Nove i premi consegnati dal RIFF in persona per Miglior Corto, Miglior Corto Studenti, Miglior Lungometraggio, Miglior Corto Animato e Miglior Documentario nazionale ed internazionale. Ospite d’onore nella serata di premiazione la splendida Caroline Goodall (Schindler’s List, Nymphomaniac), protagonista del film in gara The Elevator, per il quale ha ricevuto una speciale menzione, e tanti altri tra attori e registi emergenti, interessati alla scoperta.
Fair Play e Kebab & Horoscope trionfano come Miglior Film Internazionale a parimerito: nel primo Anna, velocista che desidera partecipare alle olimpiadi conosce il lato oscuro della competizione, con lei anche sua madre che perde di vista il significato di benessere per sua figlia; il secondo, una commedia triste su solitudine ed allegria, racconta di un gruppo di persone in cerca d’amore che il regista, Jaroszuk, con un filo di perfidia abbandona sulla scena, guardandoli incontrarsi con la vanità delle ricerche.
Tra i nazionali sale sul podio La mezza stagione di Danilo Caputo, tre vite fuori dal coro in una città italiana di provincia come tante, colpiscono lo spettatore portando in piazza le difficoltà che hanno le piccole realtà italiane nel seguire la velocità del mondo, ed il luogo sterile in cui vengono dunque relegate, riassunto poi nel buffo termine “a metà”. Per i corti invece, il fortunato Uomo di pietra di Scivoletto racconta l’ultima esperienza di Edoardo Rubettini, un gran documentarista scomparso prematuramente proprio durante le riprese del suo omonimo lavoro.
The old tree, rapporto difficile e metaforico tra un padre e un figlio, sconfigge tutti gli altri corti animati, diremmo anche a ragione, compreso The bigger picture, condidato agli Oscar 2015. La giuria non delude gli affezionati e seleziona, senza preconcetti, le idee migliori.
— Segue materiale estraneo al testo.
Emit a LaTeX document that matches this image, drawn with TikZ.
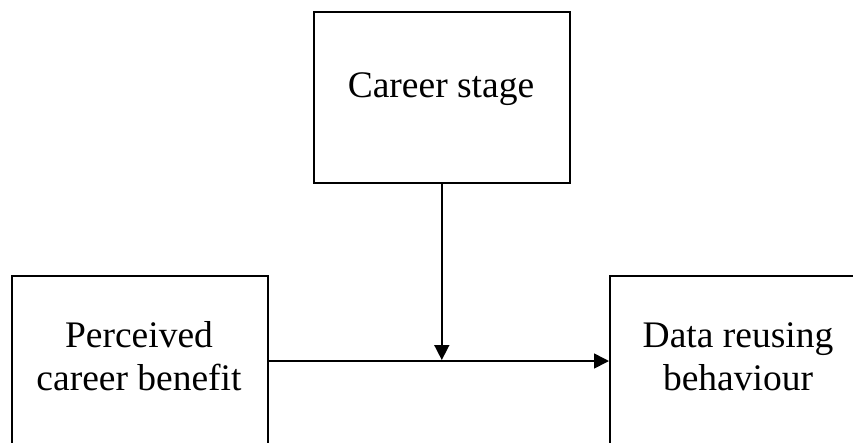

Una premiazione assolutamente sana, che festeggia il talento e la creatività, valori antichi che il cinema commerciale tenta di seppellire sotto la sabbia. Resta forte la tentazione di domandare a chi critica pedissequamente il cinema italiano, se conosca queste altre realtà o sguazzi nella disinformazione fertile dei titoli scontati. L’Italia “pensa” ancora molto, ci ricorda il RIFF, se spegnate la televisione arriva forte e chiaro il lavorio di meningi.